:: Given instruction ::
Each line that holds the word "this" should be returned.

:: Given information ::
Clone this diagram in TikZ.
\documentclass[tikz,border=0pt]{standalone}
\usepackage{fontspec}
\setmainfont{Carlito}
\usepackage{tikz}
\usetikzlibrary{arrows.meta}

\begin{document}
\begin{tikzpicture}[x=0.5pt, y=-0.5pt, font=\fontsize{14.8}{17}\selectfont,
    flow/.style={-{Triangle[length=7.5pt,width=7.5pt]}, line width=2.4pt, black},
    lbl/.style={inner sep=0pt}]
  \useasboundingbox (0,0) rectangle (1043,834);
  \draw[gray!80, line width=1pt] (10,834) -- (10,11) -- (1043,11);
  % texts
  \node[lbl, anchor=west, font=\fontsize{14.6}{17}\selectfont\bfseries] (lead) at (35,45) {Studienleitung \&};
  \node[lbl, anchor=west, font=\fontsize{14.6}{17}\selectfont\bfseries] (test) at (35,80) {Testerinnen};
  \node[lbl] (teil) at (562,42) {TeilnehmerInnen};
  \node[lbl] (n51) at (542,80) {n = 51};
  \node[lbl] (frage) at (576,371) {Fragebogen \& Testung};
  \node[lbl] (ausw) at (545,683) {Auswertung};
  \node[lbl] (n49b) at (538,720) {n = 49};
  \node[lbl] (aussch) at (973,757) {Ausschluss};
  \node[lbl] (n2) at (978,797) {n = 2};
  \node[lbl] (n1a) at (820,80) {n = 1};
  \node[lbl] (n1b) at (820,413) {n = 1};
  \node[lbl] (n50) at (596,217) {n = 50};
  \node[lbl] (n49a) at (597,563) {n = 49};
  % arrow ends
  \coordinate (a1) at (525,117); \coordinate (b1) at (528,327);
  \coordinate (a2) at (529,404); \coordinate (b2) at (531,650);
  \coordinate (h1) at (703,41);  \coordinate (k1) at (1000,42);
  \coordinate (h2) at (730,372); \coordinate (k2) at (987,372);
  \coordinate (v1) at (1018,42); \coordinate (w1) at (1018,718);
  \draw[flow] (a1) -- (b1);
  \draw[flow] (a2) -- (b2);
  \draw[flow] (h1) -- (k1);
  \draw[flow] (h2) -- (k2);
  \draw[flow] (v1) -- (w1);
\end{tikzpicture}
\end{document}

* * *

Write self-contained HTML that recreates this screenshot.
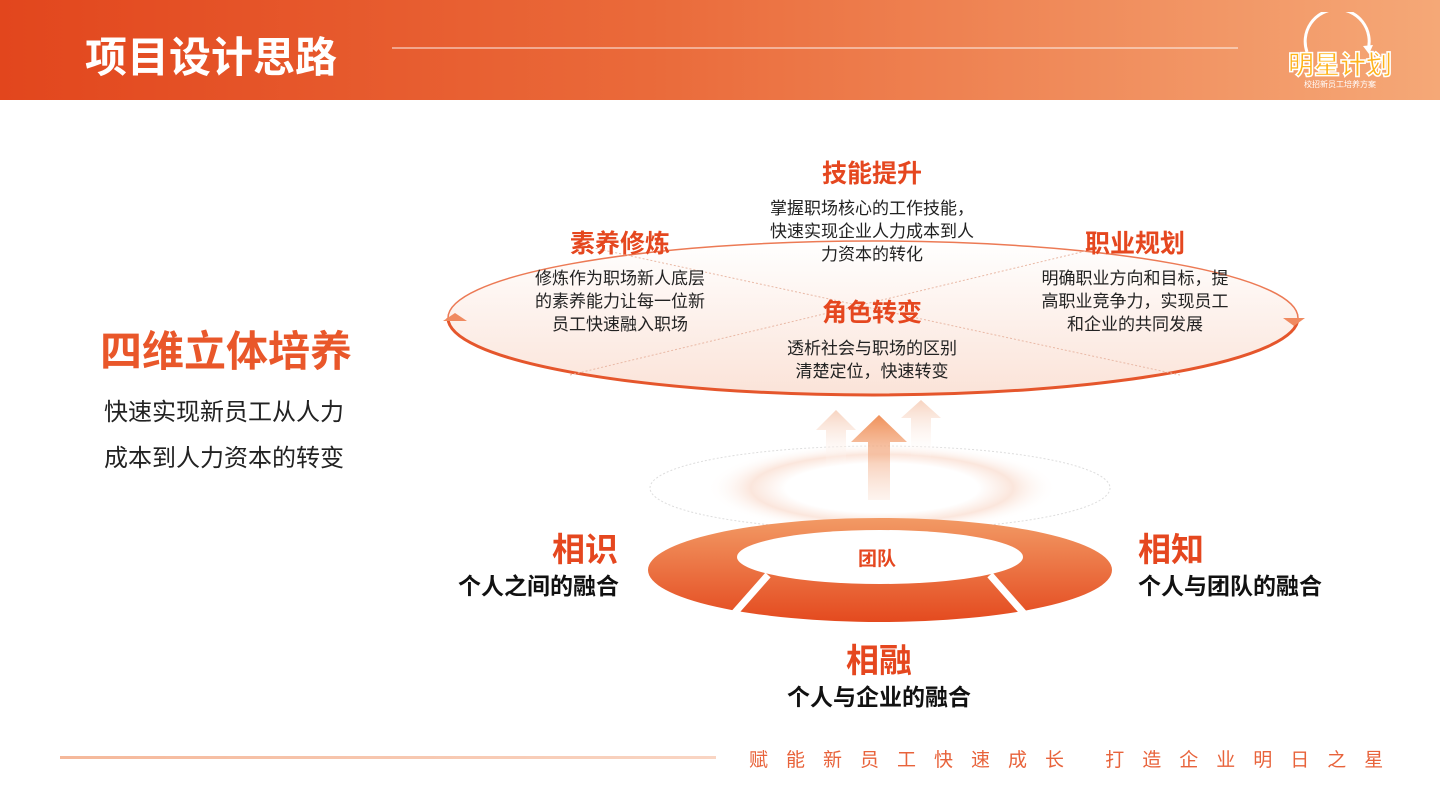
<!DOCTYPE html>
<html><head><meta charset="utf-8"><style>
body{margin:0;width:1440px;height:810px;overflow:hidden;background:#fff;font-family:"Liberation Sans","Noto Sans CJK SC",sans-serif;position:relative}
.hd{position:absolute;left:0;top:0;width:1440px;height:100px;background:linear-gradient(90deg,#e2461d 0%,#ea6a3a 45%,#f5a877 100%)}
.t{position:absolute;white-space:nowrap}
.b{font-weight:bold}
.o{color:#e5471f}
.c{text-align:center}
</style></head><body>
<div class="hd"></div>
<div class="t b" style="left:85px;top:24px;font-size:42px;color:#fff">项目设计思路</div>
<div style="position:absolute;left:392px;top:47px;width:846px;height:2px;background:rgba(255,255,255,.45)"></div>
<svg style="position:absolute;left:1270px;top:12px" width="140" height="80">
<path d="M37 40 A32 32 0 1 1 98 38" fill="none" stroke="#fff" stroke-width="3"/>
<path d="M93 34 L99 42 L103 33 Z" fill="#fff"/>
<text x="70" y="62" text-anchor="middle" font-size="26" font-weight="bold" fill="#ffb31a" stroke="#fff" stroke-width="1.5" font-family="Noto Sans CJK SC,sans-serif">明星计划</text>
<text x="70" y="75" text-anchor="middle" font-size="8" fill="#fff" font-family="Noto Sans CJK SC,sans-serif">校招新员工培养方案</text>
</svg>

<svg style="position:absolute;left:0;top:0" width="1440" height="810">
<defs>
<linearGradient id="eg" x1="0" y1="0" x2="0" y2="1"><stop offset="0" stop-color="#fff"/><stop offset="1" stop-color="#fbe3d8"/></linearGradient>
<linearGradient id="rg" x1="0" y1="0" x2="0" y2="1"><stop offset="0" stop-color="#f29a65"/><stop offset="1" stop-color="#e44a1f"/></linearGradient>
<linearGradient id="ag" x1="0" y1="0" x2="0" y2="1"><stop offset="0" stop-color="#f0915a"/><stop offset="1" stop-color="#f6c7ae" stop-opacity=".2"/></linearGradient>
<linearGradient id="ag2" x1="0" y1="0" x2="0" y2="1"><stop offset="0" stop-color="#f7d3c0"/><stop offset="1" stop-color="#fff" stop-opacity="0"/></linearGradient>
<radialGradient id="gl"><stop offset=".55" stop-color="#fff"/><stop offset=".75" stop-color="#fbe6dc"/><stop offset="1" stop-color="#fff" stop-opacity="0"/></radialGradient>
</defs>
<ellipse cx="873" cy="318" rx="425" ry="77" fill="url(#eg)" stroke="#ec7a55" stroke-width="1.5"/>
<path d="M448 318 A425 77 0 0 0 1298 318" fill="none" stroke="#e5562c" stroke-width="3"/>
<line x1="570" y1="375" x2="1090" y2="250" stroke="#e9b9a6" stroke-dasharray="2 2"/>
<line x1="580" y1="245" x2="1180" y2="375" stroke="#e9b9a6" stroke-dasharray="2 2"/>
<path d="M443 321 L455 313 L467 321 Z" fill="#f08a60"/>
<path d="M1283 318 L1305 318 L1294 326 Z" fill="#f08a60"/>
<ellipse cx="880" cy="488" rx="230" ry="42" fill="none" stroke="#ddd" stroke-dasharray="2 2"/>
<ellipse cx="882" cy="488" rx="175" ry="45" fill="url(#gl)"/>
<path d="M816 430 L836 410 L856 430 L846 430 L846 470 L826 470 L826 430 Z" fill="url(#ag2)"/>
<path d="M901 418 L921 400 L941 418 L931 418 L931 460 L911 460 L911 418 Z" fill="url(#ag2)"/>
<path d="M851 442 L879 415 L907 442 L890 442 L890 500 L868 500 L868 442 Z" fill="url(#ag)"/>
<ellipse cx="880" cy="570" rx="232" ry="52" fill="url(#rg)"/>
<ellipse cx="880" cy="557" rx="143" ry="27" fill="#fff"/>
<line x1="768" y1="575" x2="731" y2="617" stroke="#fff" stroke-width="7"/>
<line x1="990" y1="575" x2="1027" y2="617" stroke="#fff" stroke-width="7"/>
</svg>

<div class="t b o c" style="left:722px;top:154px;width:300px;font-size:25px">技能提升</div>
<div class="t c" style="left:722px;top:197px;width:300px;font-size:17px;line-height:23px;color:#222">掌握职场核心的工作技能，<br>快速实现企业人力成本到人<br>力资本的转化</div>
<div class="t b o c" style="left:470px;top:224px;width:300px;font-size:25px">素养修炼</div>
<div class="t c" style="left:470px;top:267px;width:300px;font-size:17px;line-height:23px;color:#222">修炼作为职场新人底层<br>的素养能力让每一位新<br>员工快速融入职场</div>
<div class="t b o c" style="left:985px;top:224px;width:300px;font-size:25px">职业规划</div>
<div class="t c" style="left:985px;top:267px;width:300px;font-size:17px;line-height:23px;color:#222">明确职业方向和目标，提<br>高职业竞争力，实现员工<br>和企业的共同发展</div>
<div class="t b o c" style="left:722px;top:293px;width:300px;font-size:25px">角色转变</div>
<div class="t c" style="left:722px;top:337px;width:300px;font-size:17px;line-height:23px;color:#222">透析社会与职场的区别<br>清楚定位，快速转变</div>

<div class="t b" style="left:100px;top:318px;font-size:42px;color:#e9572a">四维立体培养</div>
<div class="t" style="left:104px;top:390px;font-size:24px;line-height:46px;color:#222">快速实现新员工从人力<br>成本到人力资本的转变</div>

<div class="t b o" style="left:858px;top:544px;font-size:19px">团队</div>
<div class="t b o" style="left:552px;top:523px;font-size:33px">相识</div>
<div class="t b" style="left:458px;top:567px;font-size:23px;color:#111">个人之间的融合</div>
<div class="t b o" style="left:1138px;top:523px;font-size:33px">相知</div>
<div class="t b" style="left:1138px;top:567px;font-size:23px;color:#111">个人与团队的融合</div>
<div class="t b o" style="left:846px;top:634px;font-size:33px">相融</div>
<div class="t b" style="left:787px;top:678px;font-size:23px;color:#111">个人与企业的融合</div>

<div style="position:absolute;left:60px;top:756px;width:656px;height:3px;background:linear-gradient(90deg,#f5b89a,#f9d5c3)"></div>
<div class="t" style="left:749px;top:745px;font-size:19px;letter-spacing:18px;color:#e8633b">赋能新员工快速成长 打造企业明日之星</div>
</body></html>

:: In response ::
Clone this diagram in TikZ.
Write self-contained HTML that recreates this screenshot.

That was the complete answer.